> [Supplied data]
□ □ □ □

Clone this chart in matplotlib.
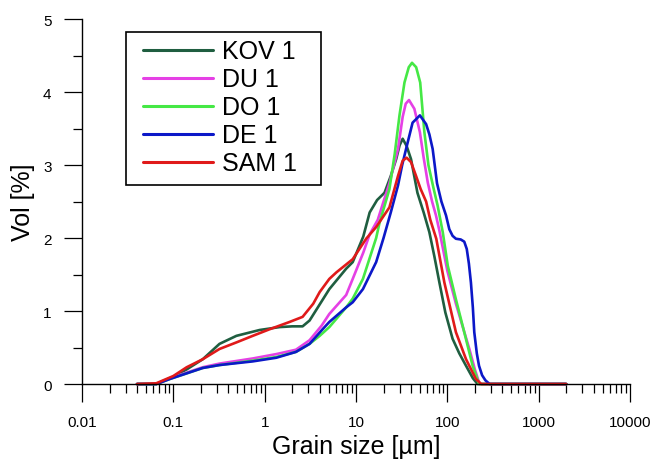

□ □ □ □

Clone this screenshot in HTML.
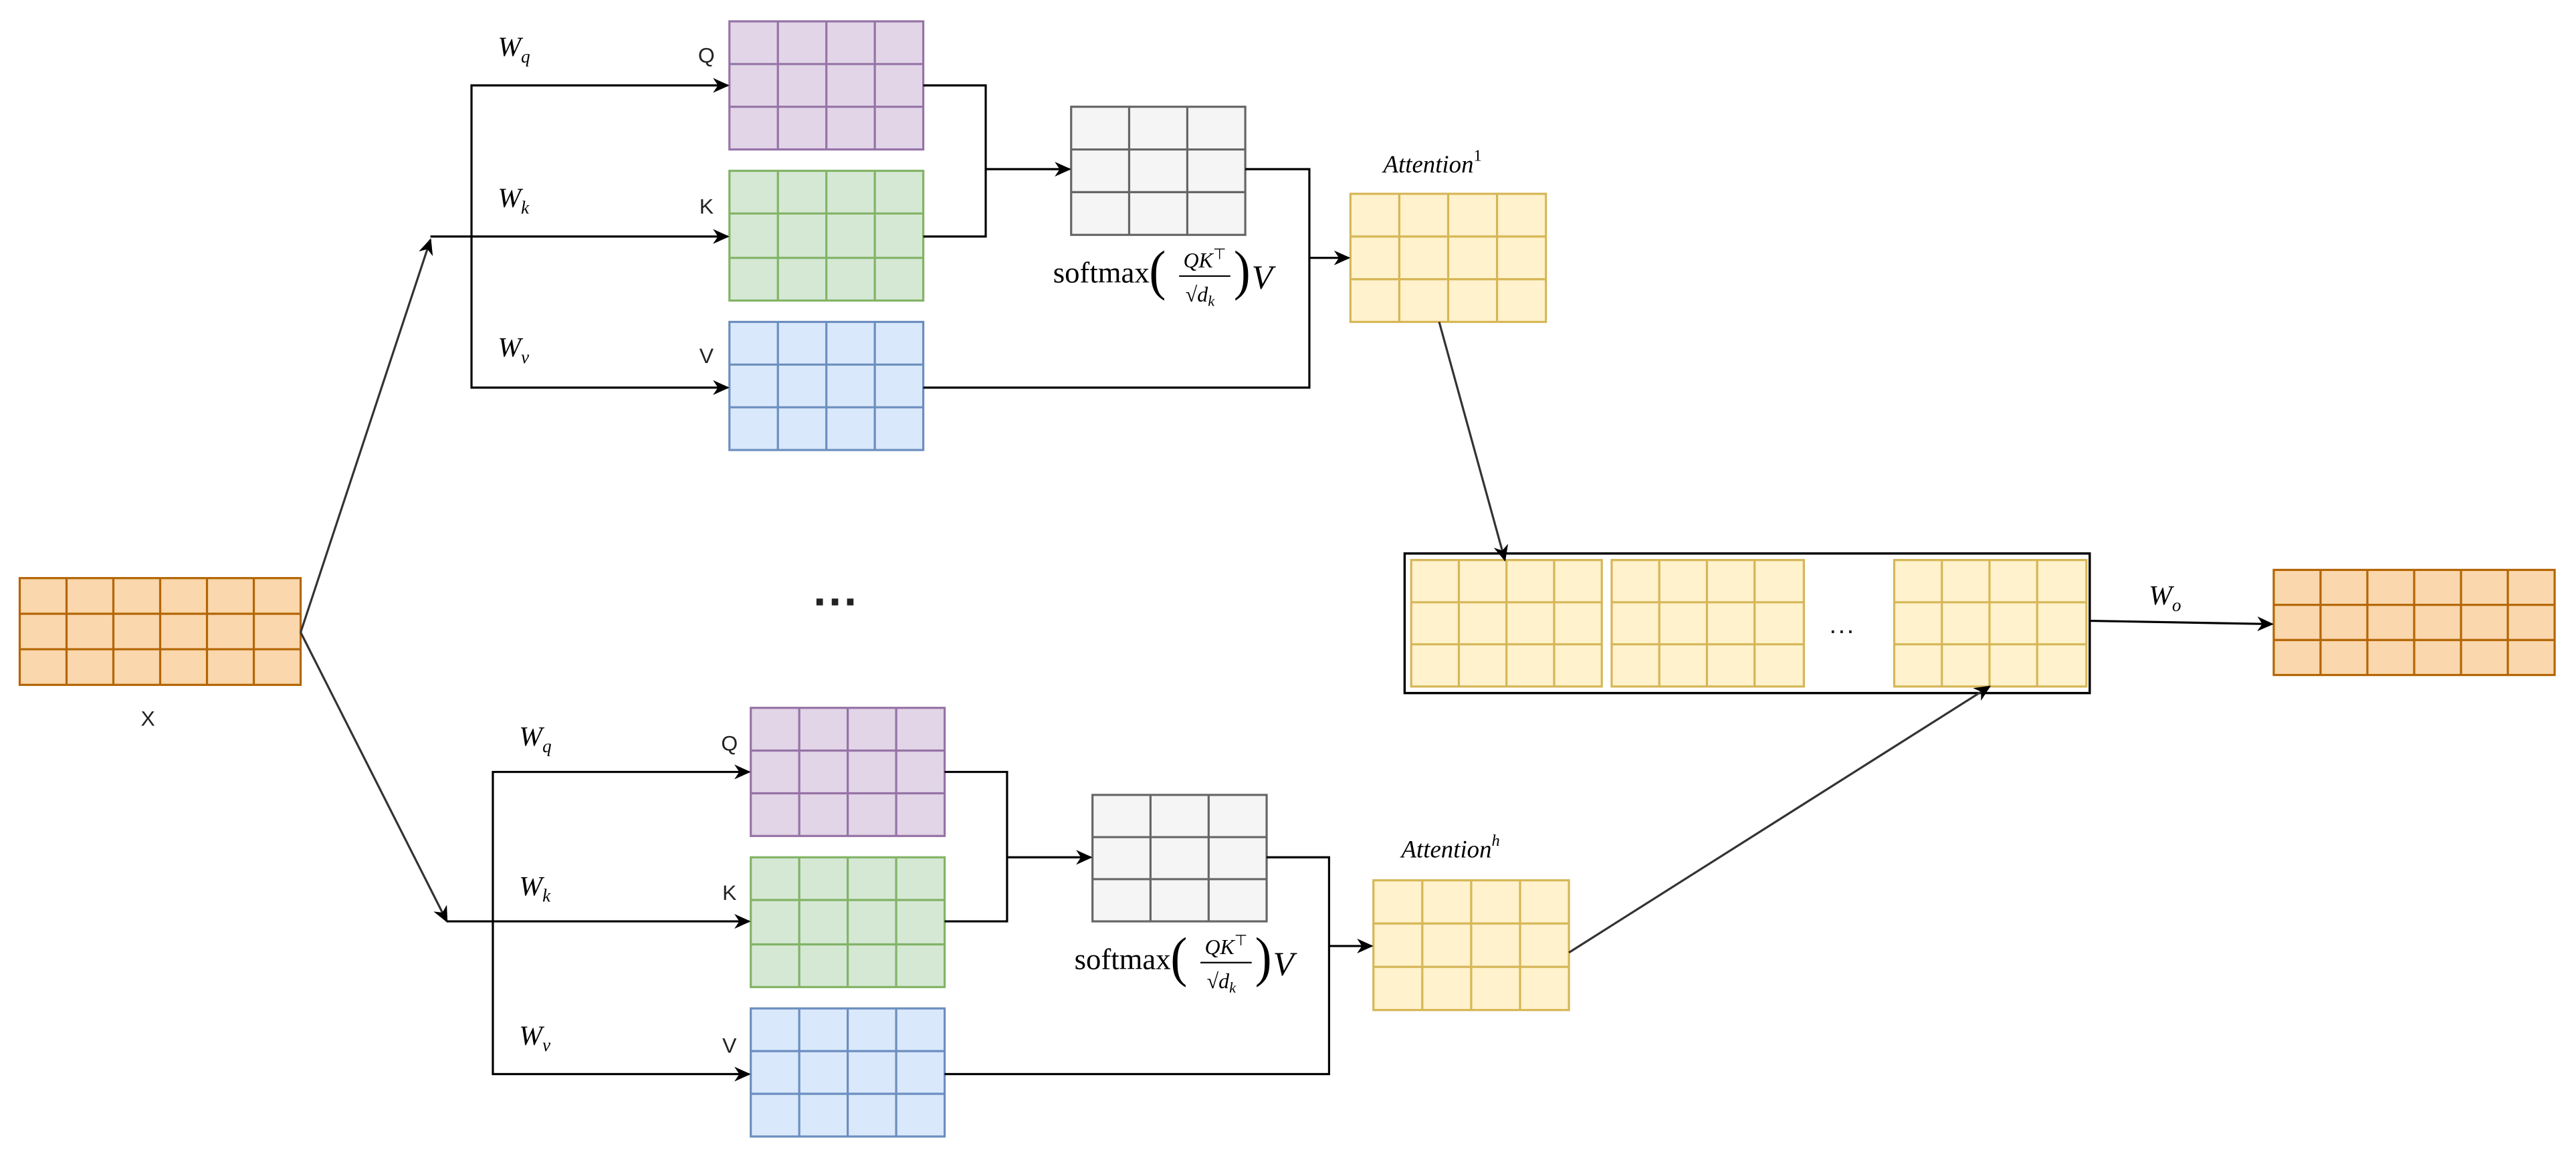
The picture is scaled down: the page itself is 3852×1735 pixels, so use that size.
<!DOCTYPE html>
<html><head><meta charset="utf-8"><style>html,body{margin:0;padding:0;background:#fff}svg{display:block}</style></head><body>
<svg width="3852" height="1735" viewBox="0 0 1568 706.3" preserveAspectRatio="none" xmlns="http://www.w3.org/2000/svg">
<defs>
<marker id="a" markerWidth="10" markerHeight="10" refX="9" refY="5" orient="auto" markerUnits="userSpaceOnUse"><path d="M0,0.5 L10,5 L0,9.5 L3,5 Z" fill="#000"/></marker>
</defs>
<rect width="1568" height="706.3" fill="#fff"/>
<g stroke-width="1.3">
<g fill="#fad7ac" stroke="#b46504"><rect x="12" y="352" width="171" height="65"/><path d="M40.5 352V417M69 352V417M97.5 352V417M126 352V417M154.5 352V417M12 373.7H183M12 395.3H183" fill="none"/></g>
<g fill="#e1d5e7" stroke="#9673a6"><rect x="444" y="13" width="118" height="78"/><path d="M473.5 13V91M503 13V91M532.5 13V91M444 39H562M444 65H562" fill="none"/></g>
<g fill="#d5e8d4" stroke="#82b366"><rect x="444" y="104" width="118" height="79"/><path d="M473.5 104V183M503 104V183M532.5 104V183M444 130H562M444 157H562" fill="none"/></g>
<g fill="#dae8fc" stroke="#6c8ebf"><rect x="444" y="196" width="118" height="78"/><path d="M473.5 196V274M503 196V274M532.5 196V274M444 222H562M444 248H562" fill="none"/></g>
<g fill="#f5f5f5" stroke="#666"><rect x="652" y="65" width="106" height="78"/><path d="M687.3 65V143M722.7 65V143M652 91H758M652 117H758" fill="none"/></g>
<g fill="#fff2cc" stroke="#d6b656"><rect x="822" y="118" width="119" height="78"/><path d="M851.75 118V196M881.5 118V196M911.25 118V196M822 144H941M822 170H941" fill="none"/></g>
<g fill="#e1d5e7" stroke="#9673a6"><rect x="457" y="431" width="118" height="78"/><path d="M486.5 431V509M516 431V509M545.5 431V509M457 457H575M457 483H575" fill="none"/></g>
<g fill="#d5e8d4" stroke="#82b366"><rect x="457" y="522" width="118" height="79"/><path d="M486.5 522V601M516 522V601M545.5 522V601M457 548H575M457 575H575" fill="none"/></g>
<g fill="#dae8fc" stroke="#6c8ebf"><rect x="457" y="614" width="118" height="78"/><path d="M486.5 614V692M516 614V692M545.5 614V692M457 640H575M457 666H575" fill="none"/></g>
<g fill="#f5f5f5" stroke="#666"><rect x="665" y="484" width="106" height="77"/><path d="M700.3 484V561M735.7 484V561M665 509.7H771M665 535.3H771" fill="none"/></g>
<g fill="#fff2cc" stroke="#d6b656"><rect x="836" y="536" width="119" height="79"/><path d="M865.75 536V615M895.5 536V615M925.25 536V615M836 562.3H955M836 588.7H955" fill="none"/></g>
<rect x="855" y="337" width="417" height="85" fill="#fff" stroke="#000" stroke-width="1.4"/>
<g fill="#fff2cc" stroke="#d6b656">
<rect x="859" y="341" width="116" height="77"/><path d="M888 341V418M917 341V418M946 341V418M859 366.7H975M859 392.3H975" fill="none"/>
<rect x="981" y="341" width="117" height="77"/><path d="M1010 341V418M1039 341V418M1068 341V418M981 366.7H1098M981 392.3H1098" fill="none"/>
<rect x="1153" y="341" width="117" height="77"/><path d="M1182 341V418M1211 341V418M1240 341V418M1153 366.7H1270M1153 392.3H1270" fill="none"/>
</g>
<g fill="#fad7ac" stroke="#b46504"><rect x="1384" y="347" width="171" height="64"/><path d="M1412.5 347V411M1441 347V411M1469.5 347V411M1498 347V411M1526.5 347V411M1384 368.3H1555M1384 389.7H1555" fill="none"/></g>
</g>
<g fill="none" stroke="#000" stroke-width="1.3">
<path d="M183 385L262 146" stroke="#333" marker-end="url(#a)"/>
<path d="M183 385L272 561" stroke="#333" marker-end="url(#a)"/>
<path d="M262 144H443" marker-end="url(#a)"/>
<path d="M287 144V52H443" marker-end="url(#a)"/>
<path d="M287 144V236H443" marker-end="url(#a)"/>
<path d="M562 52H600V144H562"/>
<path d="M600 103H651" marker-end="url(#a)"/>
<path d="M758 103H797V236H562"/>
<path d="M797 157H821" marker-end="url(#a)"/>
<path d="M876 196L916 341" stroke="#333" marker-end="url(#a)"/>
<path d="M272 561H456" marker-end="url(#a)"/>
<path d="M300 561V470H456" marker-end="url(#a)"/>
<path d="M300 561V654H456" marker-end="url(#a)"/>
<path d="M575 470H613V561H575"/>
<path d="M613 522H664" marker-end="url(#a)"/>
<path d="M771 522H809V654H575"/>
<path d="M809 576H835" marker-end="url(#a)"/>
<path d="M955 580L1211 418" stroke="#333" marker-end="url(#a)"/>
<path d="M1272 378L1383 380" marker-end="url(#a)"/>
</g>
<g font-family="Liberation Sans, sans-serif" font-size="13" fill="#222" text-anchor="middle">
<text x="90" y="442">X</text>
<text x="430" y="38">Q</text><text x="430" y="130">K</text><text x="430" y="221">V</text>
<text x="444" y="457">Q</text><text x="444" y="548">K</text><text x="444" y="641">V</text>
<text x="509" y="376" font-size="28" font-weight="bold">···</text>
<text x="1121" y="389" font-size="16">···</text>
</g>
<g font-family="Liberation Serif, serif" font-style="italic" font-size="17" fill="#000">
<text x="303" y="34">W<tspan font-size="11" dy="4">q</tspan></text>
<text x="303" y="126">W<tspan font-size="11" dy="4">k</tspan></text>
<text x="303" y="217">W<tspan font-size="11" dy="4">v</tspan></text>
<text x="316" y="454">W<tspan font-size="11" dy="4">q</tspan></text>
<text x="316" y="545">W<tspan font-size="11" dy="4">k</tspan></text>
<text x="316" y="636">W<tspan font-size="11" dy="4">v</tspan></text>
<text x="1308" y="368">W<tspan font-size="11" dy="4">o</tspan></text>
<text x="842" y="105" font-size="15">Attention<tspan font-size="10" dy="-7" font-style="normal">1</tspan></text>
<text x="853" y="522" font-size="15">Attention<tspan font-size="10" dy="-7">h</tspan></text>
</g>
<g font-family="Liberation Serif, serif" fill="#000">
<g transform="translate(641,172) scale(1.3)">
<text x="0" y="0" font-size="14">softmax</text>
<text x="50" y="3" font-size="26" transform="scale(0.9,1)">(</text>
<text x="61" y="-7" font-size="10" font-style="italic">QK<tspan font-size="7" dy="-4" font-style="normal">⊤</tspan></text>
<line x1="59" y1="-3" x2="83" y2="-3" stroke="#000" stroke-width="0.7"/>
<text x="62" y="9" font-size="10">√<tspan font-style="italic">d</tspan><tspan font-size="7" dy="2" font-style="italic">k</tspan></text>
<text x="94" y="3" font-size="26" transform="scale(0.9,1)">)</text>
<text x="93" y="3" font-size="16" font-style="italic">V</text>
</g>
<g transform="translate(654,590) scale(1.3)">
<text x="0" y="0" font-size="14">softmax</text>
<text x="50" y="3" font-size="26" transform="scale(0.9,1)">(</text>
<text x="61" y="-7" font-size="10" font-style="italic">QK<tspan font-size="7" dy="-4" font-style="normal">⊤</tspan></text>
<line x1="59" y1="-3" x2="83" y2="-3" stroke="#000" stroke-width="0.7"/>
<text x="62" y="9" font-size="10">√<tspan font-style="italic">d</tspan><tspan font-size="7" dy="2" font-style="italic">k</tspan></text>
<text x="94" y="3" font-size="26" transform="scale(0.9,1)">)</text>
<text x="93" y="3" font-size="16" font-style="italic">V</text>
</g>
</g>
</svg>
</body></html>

□ □ □ □

> [What you need to do] Choose all lines containing the string "this" and copy them out.

> [The answer]
Clone this chart in matplotlib.
Clone this screenshot in HTML.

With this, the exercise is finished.